The original recording of Fun House the album, was done mostly live in the Elektra studio, including my saxophone parts, although I did do an overdub session for ‘1970’ and both tracks can be heard together at the end of that cut.
Working with different musicians can be both challenging and inspiring. How do you choose who you want to work with?
A lot of the time the musicians choose me, as did expatriate NYC rocker Sonny Vincent for a recent recording project I just did in Belgium, or Jarvis Cocker of Britain's Pulp who summoned me to Chicago for a track on his solo album project a couple of years ago.

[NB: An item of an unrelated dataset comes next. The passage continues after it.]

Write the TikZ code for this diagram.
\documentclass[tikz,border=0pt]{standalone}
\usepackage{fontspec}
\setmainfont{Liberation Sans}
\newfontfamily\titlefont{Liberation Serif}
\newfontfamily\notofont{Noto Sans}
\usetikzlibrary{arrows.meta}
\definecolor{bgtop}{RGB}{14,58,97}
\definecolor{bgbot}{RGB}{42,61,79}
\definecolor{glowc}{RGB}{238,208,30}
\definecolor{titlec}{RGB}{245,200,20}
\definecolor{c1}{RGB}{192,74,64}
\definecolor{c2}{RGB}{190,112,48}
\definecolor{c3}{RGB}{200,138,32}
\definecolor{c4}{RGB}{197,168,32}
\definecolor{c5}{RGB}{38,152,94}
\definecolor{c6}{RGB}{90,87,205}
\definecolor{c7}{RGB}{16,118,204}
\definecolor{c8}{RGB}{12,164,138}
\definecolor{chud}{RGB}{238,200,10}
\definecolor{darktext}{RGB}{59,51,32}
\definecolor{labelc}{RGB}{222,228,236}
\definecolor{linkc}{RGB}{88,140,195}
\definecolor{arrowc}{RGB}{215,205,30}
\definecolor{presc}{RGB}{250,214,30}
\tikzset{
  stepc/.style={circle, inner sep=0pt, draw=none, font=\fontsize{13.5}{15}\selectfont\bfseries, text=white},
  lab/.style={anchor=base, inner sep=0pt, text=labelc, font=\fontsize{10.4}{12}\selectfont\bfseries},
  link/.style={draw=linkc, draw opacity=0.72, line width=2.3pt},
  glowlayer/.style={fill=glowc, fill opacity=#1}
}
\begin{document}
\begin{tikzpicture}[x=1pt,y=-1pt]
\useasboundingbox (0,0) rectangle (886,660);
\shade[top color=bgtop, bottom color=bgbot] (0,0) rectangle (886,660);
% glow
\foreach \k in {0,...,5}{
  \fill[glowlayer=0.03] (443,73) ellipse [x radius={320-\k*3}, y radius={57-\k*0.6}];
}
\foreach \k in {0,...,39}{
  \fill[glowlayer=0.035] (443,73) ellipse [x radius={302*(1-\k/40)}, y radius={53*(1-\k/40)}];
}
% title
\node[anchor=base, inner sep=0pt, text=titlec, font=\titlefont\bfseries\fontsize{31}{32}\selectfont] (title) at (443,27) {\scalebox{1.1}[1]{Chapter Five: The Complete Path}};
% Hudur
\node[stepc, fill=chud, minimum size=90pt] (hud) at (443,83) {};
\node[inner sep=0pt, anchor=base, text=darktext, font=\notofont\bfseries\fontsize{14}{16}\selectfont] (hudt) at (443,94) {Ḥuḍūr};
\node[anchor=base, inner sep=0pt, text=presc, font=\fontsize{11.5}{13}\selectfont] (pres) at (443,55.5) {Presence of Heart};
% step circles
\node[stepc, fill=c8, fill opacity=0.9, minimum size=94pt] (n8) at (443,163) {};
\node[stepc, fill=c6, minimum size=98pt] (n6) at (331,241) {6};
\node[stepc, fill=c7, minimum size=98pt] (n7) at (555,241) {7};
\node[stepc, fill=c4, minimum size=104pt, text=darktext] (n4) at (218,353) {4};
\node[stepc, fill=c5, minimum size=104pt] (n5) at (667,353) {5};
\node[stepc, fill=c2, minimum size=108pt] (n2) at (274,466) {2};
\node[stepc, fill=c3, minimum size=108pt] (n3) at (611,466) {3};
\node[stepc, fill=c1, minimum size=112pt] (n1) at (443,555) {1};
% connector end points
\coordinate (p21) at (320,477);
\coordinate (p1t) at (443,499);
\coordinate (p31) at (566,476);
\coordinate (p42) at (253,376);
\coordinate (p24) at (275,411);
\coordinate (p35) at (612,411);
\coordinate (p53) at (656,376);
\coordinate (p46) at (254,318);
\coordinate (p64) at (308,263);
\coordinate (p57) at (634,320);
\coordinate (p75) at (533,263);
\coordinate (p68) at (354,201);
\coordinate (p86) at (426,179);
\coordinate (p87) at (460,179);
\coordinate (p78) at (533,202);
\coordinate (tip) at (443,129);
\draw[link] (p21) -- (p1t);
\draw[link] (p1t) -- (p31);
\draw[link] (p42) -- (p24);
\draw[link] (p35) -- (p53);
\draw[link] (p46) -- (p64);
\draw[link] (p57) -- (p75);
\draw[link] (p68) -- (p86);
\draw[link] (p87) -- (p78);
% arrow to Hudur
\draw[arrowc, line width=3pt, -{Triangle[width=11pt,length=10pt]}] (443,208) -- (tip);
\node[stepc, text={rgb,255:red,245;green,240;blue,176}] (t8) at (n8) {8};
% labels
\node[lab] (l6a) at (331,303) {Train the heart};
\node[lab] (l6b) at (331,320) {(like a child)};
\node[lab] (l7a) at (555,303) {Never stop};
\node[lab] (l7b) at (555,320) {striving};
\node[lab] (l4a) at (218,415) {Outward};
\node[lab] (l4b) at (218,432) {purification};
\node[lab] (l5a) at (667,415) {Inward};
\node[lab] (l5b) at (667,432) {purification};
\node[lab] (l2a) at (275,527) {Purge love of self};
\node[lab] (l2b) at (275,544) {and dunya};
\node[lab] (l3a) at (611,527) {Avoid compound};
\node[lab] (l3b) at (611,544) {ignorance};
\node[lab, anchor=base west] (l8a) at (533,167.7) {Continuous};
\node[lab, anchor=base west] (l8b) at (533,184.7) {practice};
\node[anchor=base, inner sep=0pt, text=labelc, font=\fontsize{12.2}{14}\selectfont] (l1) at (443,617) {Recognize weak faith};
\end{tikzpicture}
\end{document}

I have also recently done sessions in Washington, DC and Memphis: punk rock, pop, noise, jazz - I enjoy the variety!
Freestyle instrumentalists in general are known for pushing melodicism beyond its limits, and it could go wrong - can you think of a particular performance where something went ‘wrong’, and how you may have tried to remedy that with the next performance?
In what you call Freestyle music, there really are no wrong notes or if I think I hit something discordant I might just repeat it until it sounds intentional!

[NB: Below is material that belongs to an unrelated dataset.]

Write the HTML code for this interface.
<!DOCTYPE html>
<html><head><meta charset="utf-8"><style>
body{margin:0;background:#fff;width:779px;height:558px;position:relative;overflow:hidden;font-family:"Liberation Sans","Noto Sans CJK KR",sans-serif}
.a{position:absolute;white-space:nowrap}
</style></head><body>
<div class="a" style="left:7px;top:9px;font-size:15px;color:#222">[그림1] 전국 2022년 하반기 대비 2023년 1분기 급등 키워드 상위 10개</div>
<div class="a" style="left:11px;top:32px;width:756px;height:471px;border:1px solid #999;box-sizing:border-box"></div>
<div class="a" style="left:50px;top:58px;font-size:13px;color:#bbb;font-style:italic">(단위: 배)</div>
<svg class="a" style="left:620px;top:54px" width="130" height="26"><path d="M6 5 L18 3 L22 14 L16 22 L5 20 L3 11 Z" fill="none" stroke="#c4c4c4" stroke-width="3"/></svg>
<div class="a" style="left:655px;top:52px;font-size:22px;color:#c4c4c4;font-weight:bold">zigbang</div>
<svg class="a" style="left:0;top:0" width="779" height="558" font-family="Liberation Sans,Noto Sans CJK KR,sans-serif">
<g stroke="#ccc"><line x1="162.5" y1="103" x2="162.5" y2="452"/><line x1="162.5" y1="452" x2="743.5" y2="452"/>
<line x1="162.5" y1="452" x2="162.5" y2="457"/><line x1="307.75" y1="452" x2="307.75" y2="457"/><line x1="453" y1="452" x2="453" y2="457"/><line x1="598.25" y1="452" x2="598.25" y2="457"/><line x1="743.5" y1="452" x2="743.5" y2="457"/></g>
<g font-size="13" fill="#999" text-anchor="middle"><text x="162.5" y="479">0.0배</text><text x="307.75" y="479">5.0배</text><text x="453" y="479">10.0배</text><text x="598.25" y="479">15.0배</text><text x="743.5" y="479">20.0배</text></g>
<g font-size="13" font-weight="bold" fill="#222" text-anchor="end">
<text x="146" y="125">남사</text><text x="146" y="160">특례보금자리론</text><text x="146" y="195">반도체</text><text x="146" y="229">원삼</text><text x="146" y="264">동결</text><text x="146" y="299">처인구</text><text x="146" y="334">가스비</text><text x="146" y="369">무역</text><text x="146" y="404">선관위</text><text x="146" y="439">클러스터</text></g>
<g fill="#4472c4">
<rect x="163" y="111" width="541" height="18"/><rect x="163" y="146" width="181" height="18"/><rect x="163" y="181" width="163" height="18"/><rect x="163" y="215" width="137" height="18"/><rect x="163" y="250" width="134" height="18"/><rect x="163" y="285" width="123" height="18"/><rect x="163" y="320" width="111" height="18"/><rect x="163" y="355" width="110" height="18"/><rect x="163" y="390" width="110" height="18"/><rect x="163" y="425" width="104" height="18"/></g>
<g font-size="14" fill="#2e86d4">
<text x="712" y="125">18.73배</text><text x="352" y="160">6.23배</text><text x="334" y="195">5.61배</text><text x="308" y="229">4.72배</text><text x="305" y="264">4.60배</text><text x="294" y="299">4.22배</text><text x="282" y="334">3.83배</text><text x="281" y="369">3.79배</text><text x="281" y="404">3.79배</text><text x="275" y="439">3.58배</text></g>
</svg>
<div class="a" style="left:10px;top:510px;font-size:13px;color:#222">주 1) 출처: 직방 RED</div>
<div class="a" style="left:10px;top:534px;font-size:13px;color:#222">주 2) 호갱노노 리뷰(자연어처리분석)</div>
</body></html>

I was told you will be jamming with a few of Beijing’s improv musicians this time. Do you personally know the Nojiji collective? Are you familiar music scene in Beijing or China in general?

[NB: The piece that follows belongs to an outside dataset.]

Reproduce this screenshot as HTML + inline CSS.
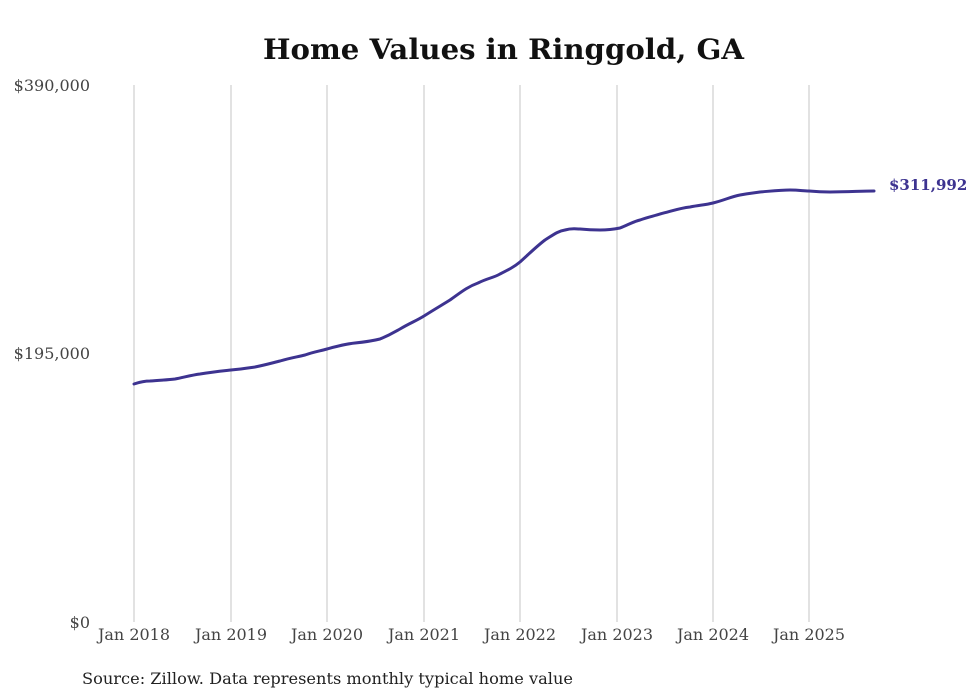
<!DOCTYPE html>
<html><head><meta charset="utf-8"><style>
html,body{margin:0;padding:0;background:#fff;}
svg{display:block;}
</style></head><body>
<svg width="980" height="699" viewBox="0 0 980 699" xmlns="http://www.w3.org/2000/svg">
<rect width="980" height="699" fill="#fff"/>
<text x="263" y="59" textLength="481" lengthAdjust="spacingAndGlyphs" font-family="'DejaVu Serif','Liberation Serif',serif" font-weight="bold" font-size="28" fill="#111">Home Values in Ringgold, GA</text>
<g stroke="#c4c4c4" stroke-width="1">
<line x1="134" y1="85" x2="134" y2="622"/>
<line x1="231" y1="85" x2="231" y2="622"/>
<line x1="327" y1="85" x2="327" y2="622"/>
<line x1="424" y1="85" x2="424" y2="622"/>
<line x1="520" y1="85" x2="520" y2="622"/>
<line x1="617" y1="85" x2="617" y2="622"/>
<line x1="713" y1="85" x2="713" y2="622"/>
<line x1="809" y1="85" x2="809" y2="622"/>
</g>
<g font-family="'DejaVu Serif','Liberation Serif',serif" font-size="16" fill="#444">
<text x="90" y="91" text-anchor="end">$390,000</text>
<text x="90" y="359" text-anchor="end">$195,000</text>
<text x="90" y="628" text-anchor="end">$0</text>
<g text-anchor="middle">
<text x="134" y="640">Jan 2018</text>
<text x="231" y="640">Jan 2019</text>
<text x="327" y="640">Jan 2020</text>
<text x="424" y="640">Jan 2021</text>
<text x="520" y="640">Jan 2022</text>
<text x="617" y="640">Jan 2023</text>
<text x="713" y="640">Jan 2024</text>
<text x="809" y="640">Jan 2025</text>
</g>
</g>
<path d="M134,384 C140,382 145,381 150,381 C160,380 168,380 175,379 C185,377 192,375 200,374 C212,372 222,371 231,370 C242,369 248,368 255,367 C265,365 272,363 280,361 C290,358 297,357 305,355 C313,352 320,351 327,349 C338,346 345,344 355,343 C365,342 372,341 380,339 C390,335 393,333 400,329 C410,323 416,321 424,316 C435,309 442,305 450,300 C460,293 467,287 478,283 C488,278 493,278 500,274 C508,270 514,267 520,262 C530,253 537,246 545,240 C553,235 558,231 565,230 C572,228 575,229 580,229 C590,230 595,230 600,230 C610,230 615,229 620,228 C628,225 632,222 640,220 C648,217 654,216 660,214 C672,211 680,208 690,207 C700,205 705,205 713,203 C725,200 730,197 740,195 C750,193 754,193 760,192 C772,191 780,190 790,190 C800,190 803,191 809,191 C820,192 825,192 830,192 C850,192 860,191 874,191" fill="none" stroke="#3d3390" stroke-width="3" stroke-linecap="round" stroke-linejoin="round"/>
<text x="889" y="190" font-family="'DejaVu Serif','Liberation Serif',serif" font-weight="bold" font-size="15" fill="#3d3390">$311,992</text>
<text x="82" y="684" textLength="491" lengthAdjust="spacingAndGlyphs" font-family="'DejaVu Serif','Liberation Serif',serif" font-size="16" fill="#222">Source: Zillow. Data represents monthly typical home value</text>
</svg>
</body></html>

I really am not familiar at all with the Chinese music scene these days or with anything but what I have heard of some traditional music on recordings or the streets of Chinatown in San Francisco, but am looking forward to jamming with Nojiji collective. I am sure my musical partner Mr Nydegger has chosen my collaborators well!
Is there anybody that you haven't yet collaborated with that you'd like to work with?
I was supposed to play with Marshall Allen, saxophonist/leader of the Sun Ra Arkestra last year in Iceland but that didn't happen although I was honored to be considered and hope to play with him soon!